[start]
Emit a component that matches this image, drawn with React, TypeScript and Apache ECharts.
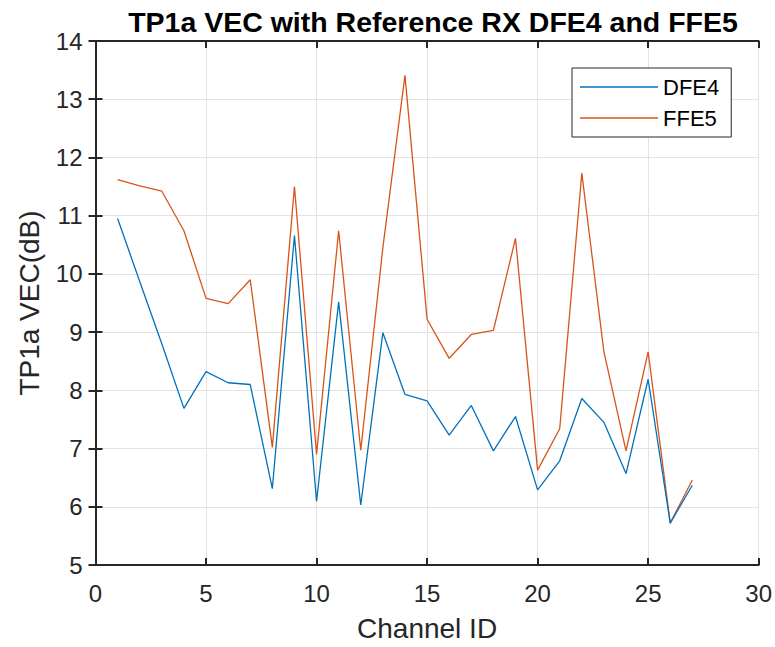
import React, { useEffect, useRef } from "react";
import * as echarts from "echarts";

const channelIds = [1, 2, 3, 4, 5, 6, 7, 8, 9, 10, 11, 12, 13, 14, 15, 16, 17, 18, 19, 20, 21, 22, 23, 24, 25, 26, 27];
const dfe4 = [10.95, 9.87, 8.8, 7.69, 8.32, 8.13, 8.1, 6.31, 10.66, 6.09, 9.52, 6.03, 8.99, 7.93, 7.82, 7.23, 7.74, 6.96, 7.55, 6.29, 6.79, 7.86, 7.45, 6.57, 8.19, 5.72, 6.37];
const ffe5 = [11.62, 11.51, 11.42, 10.74, 9.58, 9.49, 9.9, 7.02, 11.5, 6.9, 10.74, 6.97, 10.45, 13.41, 9.22, 8.55, 8.96, 9.03, 10.61, 6.63, 7.34, 11.73, 8.66, 6.96, 8.66, 5.72, 6.46];

const titleText = "TP1a VEC with Reference RX DFE4 and FFE5";
const xName = "Channel ID";
const yName = "TP1a VEC(dB)";
const xMin = 0, xMax = 30, xStep = 5;
const yMin = 5, yMax = 14, yStep = 1;

const FONT = "Liberation Sans, Arial, Helvetica, sans-serif";
const AX = "#262626";

export default function App() {
  const ref = useRef<HTMLDivElement>(null);
  useEffect(() => {
    if (!ref.current) return;
    const chart = echarts.init(ref.current, undefined, { renderer: "svg" });
    const axisCommon = {
      axisLine: { show: true, lineStyle: { color: AX, width: 2 } },
      axisTick: { show: true, inside: true, length: 7, lineStyle: { color: AX, width: 2 } },
    };
    chart.setOption({
      animation: false,
      backgroundColor: "#ffffff",
      title: {
        text: titleText,
        left: 428,
        top: 2,
        textAlign: "center",
        textStyle: { fontFamily: FONT, fontWeight: "bold", fontSize: 28.5, color: "#000" },
      },
      grid: { left: 95.5, right: 15, top: 41, bottom: 81, containLabel: false },
      legend: {
        data: ["DFE4", "FFE5"],
        orient: "vertical",
        left: 572,
        top: 68,
        padding: [6, 12, 6, 8],
        itemGap: 5,
        itemWidth: 78,
        itemHeight: 1.5,
        icon: "rect",
        borderColor: AX,
        borderWidth: 1,
        backgroundColor: "#fff",
        textStyle: { fontFamily: FONT, fontSize: 22, color: "#000", lineHeight: 26 },
      },
      xAxis: [
        {
          type: "value",
          min: xMin,
          max: xMax,
          interval: xStep,
          position: "bottom",
          name: xName,
          nameLocation: "middle",
          nameGap: 49,
          nameTextStyle: { fontFamily: FONT, fontSize: 28, color: AX },
          axisLabel: { fontFamily: FONT, fontSize: 24, color: AX, margin: 16 },
          splitLine: { show: true, lineStyle: { color: "#e3e3e3", width: 1 } },
          ...axisCommon,
        },
        {
          type: "value",
          min: xMin,
          max: xMax,
          interval: xStep,
          position: "top",
          axisLabel: { show: false },
          splitLine: { show: false },
          ...axisCommon,
        },
      ],
      yAxis: [
        {
          type: "value",
          min: yMin,
          max: yMax,
          interval: yStep,
          position: "left",
          name: yName,
          nameLocation: "middle",
          nameGap: 52,
          nameRotate: 90,
          nameTextStyle: { fontFamily: FONT, fontSize: 28, color: AX },
          axisLabel: { fontFamily: FONT, fontSize: 24, color: AX, margin: 13 },
          splitLine: { show: true, lineStyle: { color: "#e3e3e3", width: 1 } },
          ...axisCommon,
        },
        {
          type: "value",
          min: yMin,
          max: yMax,
          interval: yStep,
          position: "right",
          axisLabel: { show: false },
          splitLine: { show: false },
          ...axisCommon,
        },
      ],
      series: [
        {
          name: "DFE4",
          type: "line",
          data: channelIds.map((c, i) => [c, dfe4[i]]),
          symbol: "none",
          lineStyle: { color: "#0072BD", width: 1.3 },
          itemStyle: { color: "#0072BD" },
          z: 3,
        },
        {
          name: "FFE5",
          type: "line",
          data: channelIds.map((c, i) => [c, ffe5[i]]),
          symbol: "none",
          lineStyle: { color: "#D95319", width: 1.3 },
          itemStyle: { color: "#D95319" },
          z: 2,
        },
      ],
    });
    return () => chart.dispose();
  }, []);
  return <div ref={ref} style={{ width: 775, height: 647, position: "absolute", left: 0, top: 0 }} />;
}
[end]
> _Required task_: Copy nothing but the lines from the first one in the listing through the line with "8.66, 5.72, 6.46];", and omit the pictures.

> _Result of the exercise_:
Emit a component that matches this image, drawn with React, TypeScript and Apache ECharts.
import React, { useEffect, useRef } from "react";
import * as echarts from "echarts";

const channelIds = [1, 2, 3, 4, 5, 6, 7, 8, 9, 10, 11, 12, 13, 14, 15, 16, 17, 18, 19, 20, 21, 22, 23, 24, 25, 26, 27];
const dfe4 = [10.95, 9.87, 8.8, 7.69, 8.32, 8.13, 8.1, 6.31, 10.66, 6.09, 9.52, 6.03, 8.99, 7.93, 7.82, 7.23, 7.74, 6.96, 7.55, 6.29, 6.79, 7.86, 7.45, 6.57, 8.19, 5.72, 6.37];
const ffe5 = [11.62, 11.51, 11.42, 10.74, 9.58, 9.49, 9.9, 7.02, 11.5, 6.9, 10.74, 6.97, 10.45, 13.41, 9.22, 8.55, 8.96, 9.03, 10.61, 6.63, 7.34, 11.73, 8.66, 6.96, 8.66, 5.72, 6.46];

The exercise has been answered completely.